Culture

Culture Re-View: Bowie releases his best album… in my opinion

23 January 1976: One of my favourite albums is released

Oh, you thought this column was written with objectivity? Hate to break it to you, but this column is written by a flesh and blood journalist. I know that sounds like an oxymoron.

Regardless, that means that when a day comes around and it’s the anniversary of a release that I personally think is important, you’re damn right I’m gonna focus on it.

On this day in 1976, David Bowie released the often overlooked dynamite of an album that is ‘Station to Station’.

The early 70s had been good to Bowie. His first hit single ‘Space Oddity’ landed days before the moon landing in 1969 but stardom wasn’t definite. The British rocker cemented his place in the charts with a string of massive albums, starting with ‘The Rise and Fall of Ziggy Stardust and the Spiders from Mars’ in 1971 and its follow up ‘Aladdin Sane’ in 1973.

Never one to linger in a genre, Bowie followed these releases with a covers album ‘Pin Ups’ (1973), the punky ‘Diamond Dogs’ (1974), and the incredible soul sound of ‘Young Americans’ (1976). But success had taken its toll.

Feeling strung out living in Los Angeles, Bowie fell deep into a drug habit. Famously, he claimed to have spent the period subsisting on nothing but cocaine, milk and bell peppers. His mental health was deteriorating as he started getting lost in a new persona. Move aside Ziggy Stardust, it was the turn of the Thin White Duke.

AP/1976 AP

David Bowie visits his attorney before his city court appearance in Rochester to answer to charges of illegal possession of drugs, Thursday, March 25, 1976.AP/1976 AP

As the Thin White Duke, Bowie started dressing in a sharp suit, making fascist statements, and generally unravelling.
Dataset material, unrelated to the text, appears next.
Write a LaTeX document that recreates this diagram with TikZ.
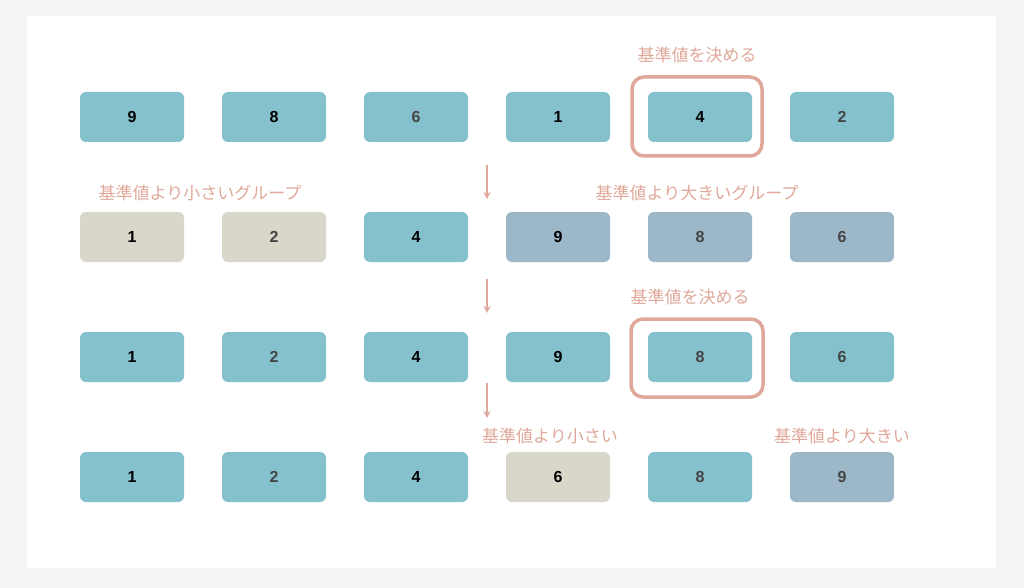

Later, he’d claim he couldn’t remember anything of the period and afterwards moved to Berlin to get off the drugs.

In Berlin he’d go onto record his exceptional Berlin trilogy of albums with Brian Eno. But before any of that, in the midst of the Thin White Duke’s nasty haze, he released ‘Station to Station’.

For an artist so tuned into the public’s popularity, it’s incredible that the record opens with the bold 10-minute long title track. It’s a complex odyssey that explores his new persona in bitingly comic detail. The instrumentation is rich with prog-rock flashes, soul grooves, and Bowie’s classic warble.

John Glanvill/AP

British rock singer, David Bowie, poses beside his veteran Rolls Royce car before leaving for the start of a British tour, on May 15, 1973.John Glanvill/AP

Elsewhere on the album there are classic Bowie bangers like ‘Golden Years’ and ‘Stay’, while the whole thing comes to an end with his hauntingly beautiful cover of ‘Wild is the Wind’. For an artist who always kept an emotional distance from his audience, something of the troubled human underneath the artifice can’t help but shine through on the track.

From opening to close, it’s an astounding album. It nearly killed Bowie, and serves as the turning point between his glam rock successes of the 70s and the experimental shift of his Berlin albums. Weird, wild, and wonderful. An essential Bowie record.